Pemerintah Akan Bayar Utang Jatuh Tempo Tahun Ini Rp 400 Triliun
Kementerian Keuangan menyebut hingga akhir tahun ini utang yang jatuh tempo tahun ini mencapai Rp 400 triliun. Pemerintah harus menyiapkan dana yang cukup untuk membayar utang tersebut tahun ini.
Direktur Pembiayaan Syariah Direktorat Jenderal Pengelolaan dan Pembiayaan Risiko Kementerian Keuangan Suminto mengatakan utang yang perlu dibayarkan dalam setahun mencapai 10,4 persen dari keseluruhan pinjaman pemerintah yang mencapai Rp 4.034 triliun. Dia juga menjelaskan rata-rata waktu jatuh tempo utang pemerintah saat ini mencapai 8,3 tahun.
Suminto juga menjelaskan angka utang sebesar Rp 4.034 triliun ini dianggapnya masih aman. Rasio utang tersebut setara dengan 29,2 persen dari Pendapatan Domestik Bruto (PDB). Dia juga membandingkan rasio serupa dengan Jepang (239 persen), Amerika Serikat (107 persen), hingga Inggris (87 persen).
"Yang sama dengan kita itu Turki sebesar 29,2 persen. Jadi sebenarnya masih aman," kata Suminto dalam acara diskusi di Jakarta, Rabu (12/4). (Baca: Tertinggi dalam 4 Tahun, Utang Luar Negeri Pemerintah 2017 Naik 14%)
Dia pun merinci dari total utang pemerintah, 19 persen diantaranya merupakan pinjaman luar negeri. Sedangkan 81 persen sisanya berbentuk Surat Berharga Negara (SBN). Suminto mengatakan rasio pinjaman luar negeri pemerintah terus mengalami penurunan dari 2012 yang mencapai 31 persen. Dengan begitu, pemerintah masih memiliki peluang yang besar untuk mencari pinjaman lagi di pasar keuangan.

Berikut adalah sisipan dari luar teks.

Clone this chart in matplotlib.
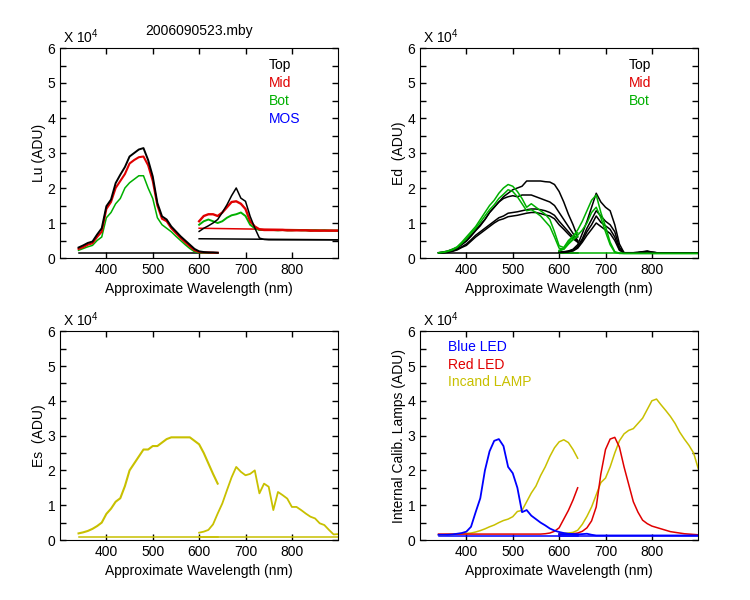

Dirinya mengatakan opsi pinjaman diambil lantaran penerimaan pajak tidak dapat membiayai seluruh pembangunan. Sementara pemerintah telah berkomitmen untuk mengerjakan sektor prioritas seperti infrastruktur, pendidikan, dan kesehatan. Namun Suminto memastikan bahwa pengelolaan utang tetap dilakukan dengan baik dan sehat.
"Apabila dibandingkan, belanja infrastruktur 2014 masih Rp 154 triliun, tapi 2018 sudah Rp 410,7 triliun," ujar Suminto. (Baca: Faisal Basri: Kenaikan Utang Pemerintah Tak Hanya Buat Infrastruktur)
Beberapa waktu lalu Ekonom Universitas Indonesia (UI) Faisal Basri menyebut peningkatan utang pemerintah yang selama ini disebut-sebut untuk pembangunan infrastruktur, ternyata lebih banyak digunakan untuk belanja barang. Hal tersebut dengan melihat alokasi belanja pemerintah pusat.
Menurutnya, selama 2014 hingga 2017 pertumbuhan belanja barang mencapai 58, diantaranya untuk penggantian kendaraan dan furniture. Untuk pembayaran bunga tumbuh 63 persen dan belanja personil naik 28 persen. Sementara kenaikan belanja modal hanya 36 persen. "Ternyata peningkatan utang lebih banyak digunakan untuk belanja barang," kata Faisal.